Schwertner: „Hören Sie auf die Bevölkerung zu verunsichern und Bettler zu kriminalisieren!“
„Wir distanzieren uns als Caritas von den heutigen Aussagen von Herrn Oberst Tatzgern!“ nimmt Klaus Schwertner, Generalsekretär der Caritas der Erzdiözese Wien Stellung. „Herr Tatzgern spricht von einem geplanten gemeinsamen Projekt mit der Caritas, das es nicht gibt. Der leitende Beamte des Bundeskriminalamts hat lediglich um einen Termin bei der Caritas ersucht, der letzten Donnerstag stattgefunden hat.“ Angebote wie eine warme Mahlzeit beim Canisibus, Kleiderausgabe in den carlas oder medizinische Betreuung beim Louisebus sind alles Caritas-Angebote für armutsbetroffene Menschen, die schon heute kostenlos, dank der Unterstützung unzähliger Spenderinnen und Spender, sowie in enger, guter Zusammenarbeit mit der Stadt Wien angeboten werden können.
Caritas zum Thema Betteln
„Niemand bettelt aus Jux und Tollerei, es handelt sich um verzweifelte Menschen, die unter unvorstellbar prekären Armutverhältnissen leben“, so Schwertner. Wenn es in einem Einzelfall um Menschenhandel gehen sollte, dann ist das so wie bei Zwangsarbeit, Zwangsprostitution, etc. entsprechend zu verurteilen und schon heute gesetzlich klar geregelt.
Laut Studie erhalten BettlerInnen zwischen 20 und 30 Euro pro Tag, Menschen mit Behinderung etwas mehr (nicht 300 bis 1000 Euro wie vom Bundeskriminalamt behauptet). Dieser Betrag reicht kaum für ein menschenwürdiges Überleben, wer hier von mafiösen Strukturen spricht, hat von der Realität keine Ahnung. Menschen, die betteln, geben ihr Wissen weiter, bilden Fahrgemeinschaften, nehmen Sammeltaxis in Anspruch oder teilen sich Wohnungen, weil sie sich die Mieten sonst nicht leisten können. An diesem Verhalten lässt sich nichts Verwerfliches erkennen, es wird aber derzeit als "organisiertes" Betteln bestraft.
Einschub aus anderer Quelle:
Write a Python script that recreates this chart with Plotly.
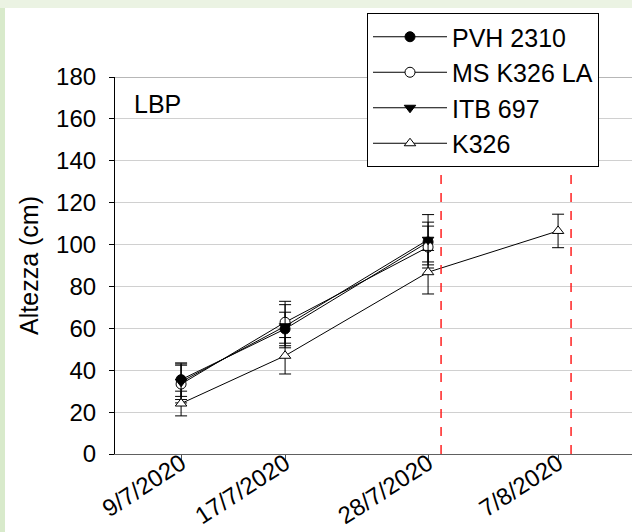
import plotly.graph_objects as go

# ---- data ----
dates = ["2020-07-09", "2020-07-17", "2020-07-28", "2020-08-07"]
tick_labels = ["9/7/2020", "17/7/2020", "28/7/2020", "7/8/2020"]

pvh_2310 = [35.5, 59.7, 101.2, None]
pvh_2310_err = [8.0, 8.0, 9.5, None]

ms_k326_la = [33.4, 62.9, 98.8, None]
ms_k326_la_err = [9.0, 10.0, 10.0, None]

itb_697 = [34.5, 61.0, 102.3, None]
itb_697_err = [8.5, 10.3, 12.0, None]

k326 = [24.1, 46.9, 86.8, 106.5]
k326_err = [5.9, 8.7, 10.4, 8.0]

cutoff_dates = ["2020-07-29", "2020-08-08"]

y_ticks = [0, 20, 40, 60, 80, 100, 120, 140, 160, 180]

FONT = "Liberation Sans, Arial, sans-serif"

fig = go.Figure()

series = [
    ("PVH 2310", pvh_2310, pvh_2310_err, "circle", "black"),
    ("MS K326 LA", ms_k326_la, ms_k326_la_err, "circle", "white"),
    ("ITB 697", itb_697, itb_697_err, "triangle-down", "black"),
    ("K326", k326, k326_err, "triangle-up", "white"),
]

for name, vals, errs, sym, fill in series:
    fig.add_trace(go.Scatter(
        x=dates, y=vals, name=name, mode="lines+markers",
        line=dict(color="black", width=1),
        marker=dict(symbol=sym, size=10, color=fill,
                    line=dict(color="black", width=1)),
        error_y=dict(type="data", array=errs, visible=True,
                     color="black", thickness=1, width=6),
        connectgaps=False,
    ))

# red dashed reference lines
for d in cutoff_dates:
    fig.add_shape(type="line", xref="x", yref="paper", x0=d, x1=d, y0=0, y1=1,
                  line=dict(color="#ff2020", width=1.5, dash="dash"), layer="above")

# darker top frame line at 180 (extends like a tick)
fig.add_shape(type="line", xref="paper", yref="y", x0=-5/517, x1=1, y0=180, y1=180,
              line=dict(color="#707070", width=1.2), layer="below")

# green page frame strips
fig.add_shape(type="rect", xref="paper", yref="paper",
              x0=-115/517, x1=1.01, y0=1 + 69/377, y1=1 + 78/377,
              line=dict(width=0), fillcolor="#ebf3e3", layer="below")
fig.add_shape(type="rect", xref="paper", yref="paper",
              x0=-115/517, x1=-110/517, y0=-79/377, y1=1 + 69/377,
              line=dict(width=0), fillcolor="#d8eacb", layer="below")

fig.add_annotation(text="LBP", xref="paper", yref="paper",
                   x=17/517, y=1 - 27/377, xanchor="left", yanchor="middle",
                   showarrow=False, font=dict(family=FONT, size=25, color="black"))

fig.update_layout(
    width=632, height=532,
    margin=dict(l=115, r=0, t=77, b=78),
    paper_bgcolor="white", plot_bgcolor="white",
    font=dict(family=FONT, color="black"),
    showlegend=True,
    legend=dict(
        x=252/517, y=1 + 64/377, xanchor="left", yanchor="top",
        bgcolor="white", bordercolor="black", borderwidth=1,
        font=dict(family=FONT, size=25, color="black"),
        itemwidth=74,
    ),
    xaxis=dict(
        type="date", automargin=False,
        range=["2020-07-03 22:00", "2020-08-12 16:30"],
        tickmode="array", tickvals=dates, ticktext=tick_labels,
        tickangle=-33, ticks="outside", ticklen=5, tickcolor="#505050",
        ticklabelstandoff=-20,
        tickfont=dict(family=FONT, size=24, color="black"),
        showgrid=False, zeroline=False,
        showline=True, linecolor="#606060", linewidth=1.2,
    ),
    yaxis=dict(
        range=[0, 180], tickmode="array", tickvals=y_ticks, automargin=False,
        ticks="outside", ticklen=5, tickcolor="black", ticklabelstandoff=8,
        tickfont=dict(family=FONT, size=24, color="black"),
        showgrid=True, gridcolor="#d0d0d0", gridwidth=1,
        zeroline=False, showline=True, linecolor="black", linewidth=1.2,
        title=dict(text="Altezza (cm)", font=dict(family=FONT, size=25, color="black"),
                   standoff=10),
    ),
)

fig.write_html("out.html")
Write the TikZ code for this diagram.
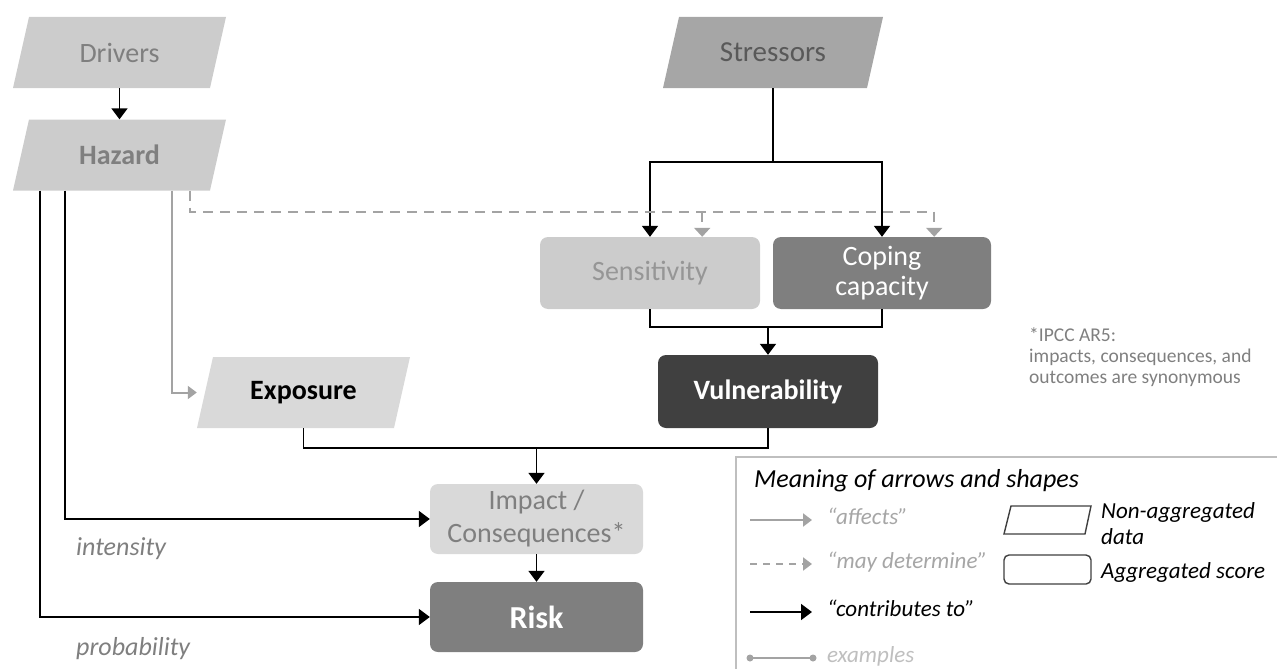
\documentclass[tikz,border=0pt]{standalone}
\usepackage{fontspec}
\setmainfont{Carlito}
\usetikzlibrary{arrows.meta,calc}

\definecolor{lightfill}{HTML}{CCCCCC}
\definecolor{paleFill}{HTML}{D9D9D9}
\definecolor{midFill}{HTML}{A6A6A6}
\definecolor{darkFill}{HTML}{7F7F7F}
\definecolor{deepFill}{HTML}{404040}
\definecolor{greyText}{HTML}{7F7F7F}
\definecolor{dimText}{HTML}{595959}
\definecolor{softText}{HTML}{969696}
\definecolor{arrowGrey}{HTML}{A3A3A3}
\definecolor{frameGrey}{HTML}{BFBFBF}

\begin{document}
\begin{tikzpicture}[x=1pt,y=-1pt,
  base/.style={inner sep=0pt, minimum height=71pt, align=center,
    font=\fontsize{28}{30}\selectfont},
  pgram/.style={base, path picture={
    \fill[#1] ([xshift=16pt]path picture bounding box.north west)
      -- (path picture bounding box.north east)
      -- ([xshift=-16pt]path picture bounding box.south east)
      -- (path picture bounding box.south west) -- cycle;}},
  rbox/.style={base, rounded corners=8pt, fill=#1},
  contrib/.style={draw=black, line width=1.8pt,
    -{Triangle[width=16pt,length=11pt]}},
  plainline/.style={draw=black, line width=1.8pt},
  affects/.style={draw=arrowGrey, line width=2pt,
    -{Triangle[width=13pt,length=9pt]}},
  maydet/.style={draw=arrowGrey, line width=2.2pt, dash pattern=on 10pt off 7pt,
    -{Triangle[width=16pt,length=9pt]}},
  lbl/.style={inner sep=0pt, anchor=base west, font=\fontsize{26}{28}\selectfont\itshape, text=greyText},
  legtxt/.style={inner sep=0pt, anchor=base west, font=\fontsize{23}{25}\selectfont\itshape},
]
\useasboundingbox (0,0) rectangle (1277,669);
\clip (0,0) rectangle (1277,669);

% ---------- boxes ----------
\node[pgram=lightfill, minimum width=213pt, text=greyText] (drv) at (119.5,52.5) {Drivers};
\node[pgram=lightfill, minimum width=213pt, text=greyText,
  font=\fontsize{28}{30}\selectfont\bfseries] (haz) at (119.5,155) {Hazard};
\node[pgram=midFill, minimum width=220pt, text=dimText,
  font=\fontsize{29}{30}\selectfont] (str) at (773,52.5) {Stressors};
\node[rbox=lightfill, minimum width=220pt, minimum height=72pt, text=softText] (sens) at (650,273) {Sensitivity};
\node[rbox=darkFill, minimum width=218pt, minimum height=72pt, text=white] (cop) at (882,273) {Coping\\capacity};
\node[pgram=paleFill, minimum width=213pt, text=black,
  font=\fontsize{28}{30}\selectfont\bfseries] (exp) at (303.5,392.5) {Exposure};
\node[rbox=deepFill, minimum width=220pt, minimum height=73pt, text=white,
  font=\fontsize{28}{30}\selectfont\bfseries] (vul) at (768,391.5) {Vulnerability};
\node[rbox=paleFill, minimum width=213pt, minimum height=70pt, text=greyText,
  font=\fontsize{28}{33}\selectfont] (imp) at (536.5,519) {Impact /\\Consequences*};
\node[rbox=darkFill, minimum width=213pt, minimum height=70pt, text=white,
  font=\fontsize{32}{34}\selectfont\bfseries] (risk) at (536.5,617) {Risk};

% ---------- connectors ----------
\draw[contrib] (drv) -- (haz);

\coordinate (strJ) at ($(str.south)+(0,74)$);
\draw[plainline] (str.south) -- (strJ);
\draw[contrib] (strJ) -| (sens.north);
\draw[contrib] (strJ) -| (cop.north);

\coordinate (vulJ) at ($(sens.south)+(0,18)$);
\draw[plainline] (sens.south) -- (vulJ) -| (cop.south);
\draw[contrib] (vulJ -| vul.north) -- (vul.north);

% dashed "may determine" links from Hazard
\coordinate (hazD) at ($(haz.south east)+(-36,0)$);
\coordinate (sensD) at ($(sens.north east)+(-58,0)$);
\coordinate (copD) at ($(cop.north east)+(-57,0)$);
\draw[maydet] (hazD) -- ++(0,21) coordinate (dashJ) -| (copD);
\draw[maydet] (dashJ -| sensD) -- (sensD);

% Hazard to Exposure, Impact, Risk
\draw[affects] ($(haz.south west)+(159,0)$) |- (exp.west);
\draw[contrib] ($(haz.south west)+(52,0)$) |- (imp.west);
\draw[contrib] ($(haz.south west)+(27,0)$) |- (risk.west);

\coordinate (impJ) at ($(exp.south)+(0,20)$);
\draw[plainline] (exp.south) -- (impJ) -| (vul.south);
\draw[contrib] (impJ -| imp.north) -- (imp.north);
\draw[contrib] (imp) -- (risk);

% ---------- side labels ----------
\node[lbl] (intens) at (76,555) {intensity};
\node[lbl] (prob) at (76,655) {probability};

\node[inner sep=0pt, anchor=base west, align=left, text=greyText,
  font=\fontsize{19.5}{21}\selectfont] (note) at (1029,383)
  {*IPCC AR5:\\impacts, consequences, and\\outcomes are synonymous};

% ---------- legend ----------
\draw[draw=frameGrey, line width=1.5pt, fill=white] (736,457) rectangle (1300,700);
\node[legtxt, font=\fontsize{26}{28}\selectfont\itshape] (legtitle) at (754,487) {Meaning of arrows and shapes};

\coordinate (la1) at (750,520); \coordinate (lb1) at (812,520);
\draw[affects] (la1) -- (lb1);
\node[legtxt, text=midFill] (tAff) at (827,524) {“affects”};

\coordinate (la2) at (750,564); \coordinate (lb2) at (812,564);
\draw[affects, dash pattern=on 7pt off 6pt] (la2) -- (lb2);
\node[legtxt, text=midFill] (tMay) at (827,568) {“may determine”};

\coordinate (la3) at (750,612); \coordinate (lb3) at (812,612);
\draw[contrib, line width=1.6pt] (la3) -- (lb3);
\node[legtxt, text=black] (tCon) at (827,616) {“contributes to”};

\coordinate (la4) at (750,658); \coordinate (lb4) at (813,658);
\draw[draw=arrowGrey, line width=1.6pt] (la4) -- (lb4);
\fill[arrowGrey] (la4) circle (3.5pt) (lb4) circle (3.5pt);
\node[legtxt, text=frameGrey] (tEx) at (827,662) {examples};

\draw[draw=deepFill, line width=1.4pt] (1011,506) -- (1091,506) -- (1085,534) -- (1004,534) -- cycle;
\draw[draw=deepFill, line width=1.4pt, rounded corners=5pt] (1004,555) rectangle (1091,584);
\node[legtxt, text=black] (tNon) at (1101,518) {Non-aggregated};
\node[legtxt, text=black] (tData) at (1101,544) {data};
\node[legtxt, text=black] (tAgg) at (1101,578) {Aggregated score};

\end{tikzpicture}
\end{document}
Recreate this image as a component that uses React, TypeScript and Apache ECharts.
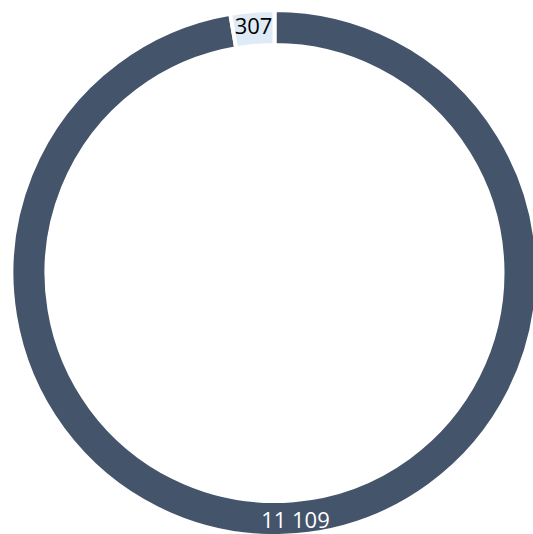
import React, { useEffect, useRef } from "react";
import * as echarts from "echarts";

const categories = ["Group A", "Group B"];
const values = [11109, 307];
const labels = ["11 109", "307"];
const colors = ["#44546a", "#deebf7"];
const labelColors = ["#ffffff", "#000000"];

export default function App() {
  const ref = useRef<HTMLDivElement>(null);
  useEffect(() => {
    if (!ref.current) return;
    const chart = echarts.init(ref.current, null, { renderer: "svg" });
    chart.setOption({
      animation: false,
      backgroundColor: "#ffffff",
      series: [
        {
          type: "pie",
          center: [274.5, 273],
          radius: [228, 263],
          startAngle: 90,
          clockwise: true,
          avoidLabelOverlap: false,
          label: {
            show: true,
            position: "inside",
            fontFamily: "Open Sans",
            fontSize: 22,
            lineHeight: 18,
            formatter: (p: any) => labels[p.dataIndex],
          },
          labelLine: { show: false },
          emphasis: { disabled: true },
          data: categories.map((c, i) => ({
            name: c,
            value: values[i],
            itemStyle: { color: colors[i], borderColor: "#ffffff", borderWidth: 4 },
            label: { color: labelColors[i], offset: i === 0 ? [0, -2] : [0, 0] },
          })),
        },
      ],
    });
    return () => chart.dispose();
  }, []);
  return (
    <div
      ref={ref}
      style={{ position: "absolute", left: 0, top: 0, width: 533, height: 534 }}
    />
  );
}
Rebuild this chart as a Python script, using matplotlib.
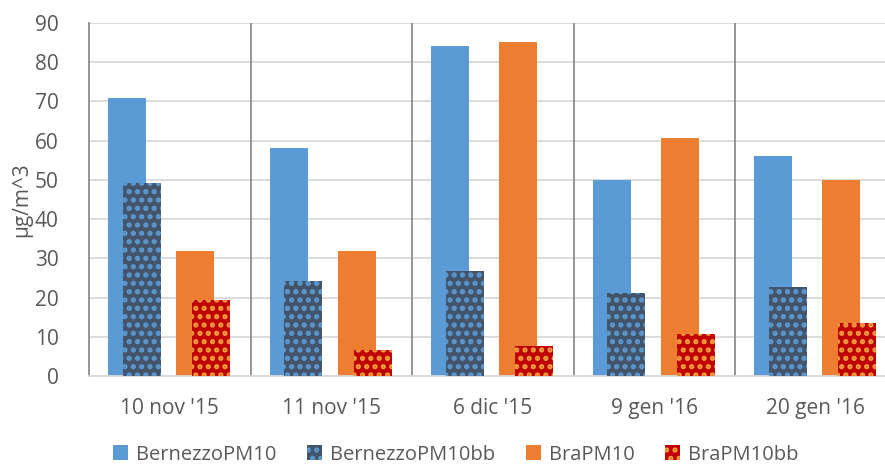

„Vom Betteln wird niemand reich. Hören Sie auf die Bevölkerung zu verunsichern und Bettler zu kriminalisieren!“, appelliert Schwertner an den leitenden Beamten. Aus Sicht der Caritas ist es völlig unverständlich, warum Betteln unter Strafe steht. "Das einzige, was wir alle tun können, ist, direkt zu helfen – vor Ort in den Herkunftsländern und hier bei uns. Aufmerksamkeit, teilen und ein Stück internationaler Gerechtigkeit sind aus Caritas Sicht die richtige Lösung", so Schwertner abschließend.